■ Supplied material:
>>>>
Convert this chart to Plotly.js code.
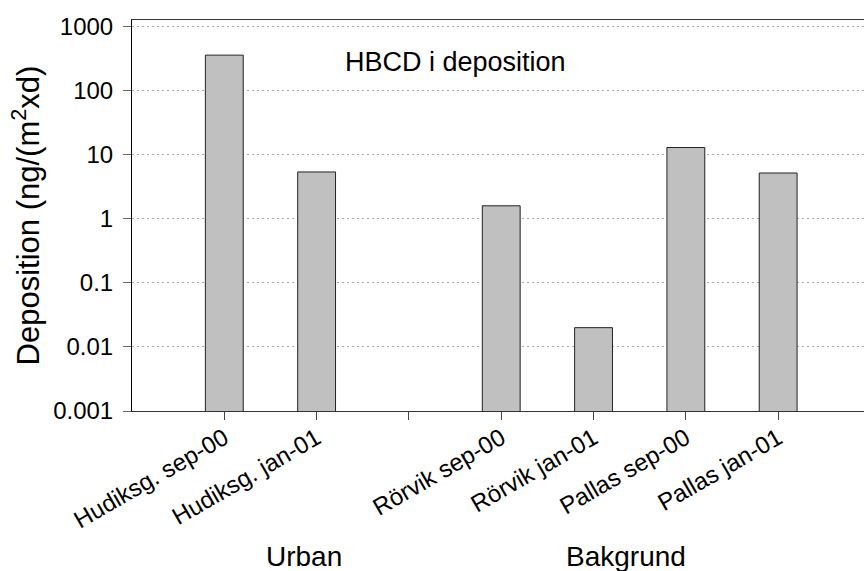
<!DOCTYPE html>
<html>
<head>
<meta charset="utf-8">
<script src="https://cdn.plot.ly/plotly-3.0.1.min.js"></script>
<style>
  html, body { margin: 0; padding: 0; background: #fff; }
  #chart { width: 864px; height: 571px; }
</style>
</head>
<body>
<div id="chart"></div>
<script>
// Sampling sites and periods; the blank entry separates urban from background sites
const sites = ["Hudiksg. sep-00", "Hudiksg. jan-01", " ", "Rörvik sep-00", "Rörvik jan-01", "Pallas sep-00", "Pallas jan-01"];
// HBCD deposition, ng/(m2 x day)
const deposition = [360, 5.4, null, 1.6, 0.02, 13, 5.2];
// Log-axis ticks
const yTickVals = [0.001, 0.01, 0.1, 1, 10, 100, 1000];
const yTickText = ["0.001", "0.01", "0.1", "1", "10", "100", "1000"];
// Site groups
const groupNames = ["Urban", "Bakgrund"];
const groupX = [0.235, 0.6755];

const FONT = "Liberation Sans, Arial, Helvetica, sans-serif";

const trace = {
  type: "bar",
  x: sites,
  y: deposition,
  width: 0.41,
  marker: { color: "#c0c0c0", line: { color: "#222", width: 1 } },
  hoverinfo: "x+y"
};

const annotations = groupNames.map((g, i) => ({
  text: g, xref: "paper", yref: "paper", x: groupX[i], y: -0.372,
  xanchor: "center", yanchor: "middle", showarrow: false,
  font: { family: FONT, size: 28, color: "#000" }
}));
annotations.push({
  text: "HBCD i deposition", xref: "paper", yref: "paper", x: 0.4426, y: 0.893,
  xanchor: "center", yanchor: "middle", showarrow: false,
  font: { family: FONT, size: 27, color: "#000" }
});

const layout = {
  width: 864, height: 571,
  margin: { l: 132, r: 0, t: 20, b: 160 },
  paper_bgcolor: "#fff", plot_bgcolor: "#fff",
  showlegend: false,
  font: { family: FONT, size: 24, color: "#000" },
  xaxis: {
    type: "category",
    categoryorder: "array", categoryarray: sites,
    range: [-1, 6.93],
    showline: true, linecolor: "#333", linewidth: 1, mirror: true,
    ticks: "outside", ticklen: 8, tickcolor: "#444", tickwidth: 1,
    tickangle: -30,
    ticklabelstandoff: -5,
    tickfont: { family: FONT, size: 24, color: "#000" },
    showgrid: false, zeroline: false
  },
  yaxis: {
    type: "log",
    range: [-3, 3.105],
    tickvals: yTickVals, ticktext: yTickText,
    showline: true, linecolor: "#000", linewidth: 1,
    ticks: "outside", ticklen: 8, tickcolor: "#666", tickwidth: 1,
    ticklabelstandoff: 5,
    tickfont: { family: FONT, size: 24, color: "#000" },
    showgrid: true, gridcolor: "#aaa", griddash: "2px,3px", gridwidth: 1,
    zeroline: false,
    title: { text: "Deposition (ng/(m<sup>2</sup>xd)", font: { family: FONT, size: 31, color: "#000" }, standoff: 4 }
  },
  annotations: annotations,
  bargap: 0.59
};

Plotly.newPlot("chart", [trace], layout, { displayModeBar: false, staticPlot: true });
</script>
</body>
</html>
<<<<
■ What is asked: Scan the lines above for "chart", then copy every one that has it.

■ Response to the exercise:
Convert this chart to Plotly.js code.
  #chart { width: 864px; height: 571px; }
<div id="chart"></div>
Plotly.newPlot("chart", [trace], layout, { displayModeBar: false, staticPlot: true });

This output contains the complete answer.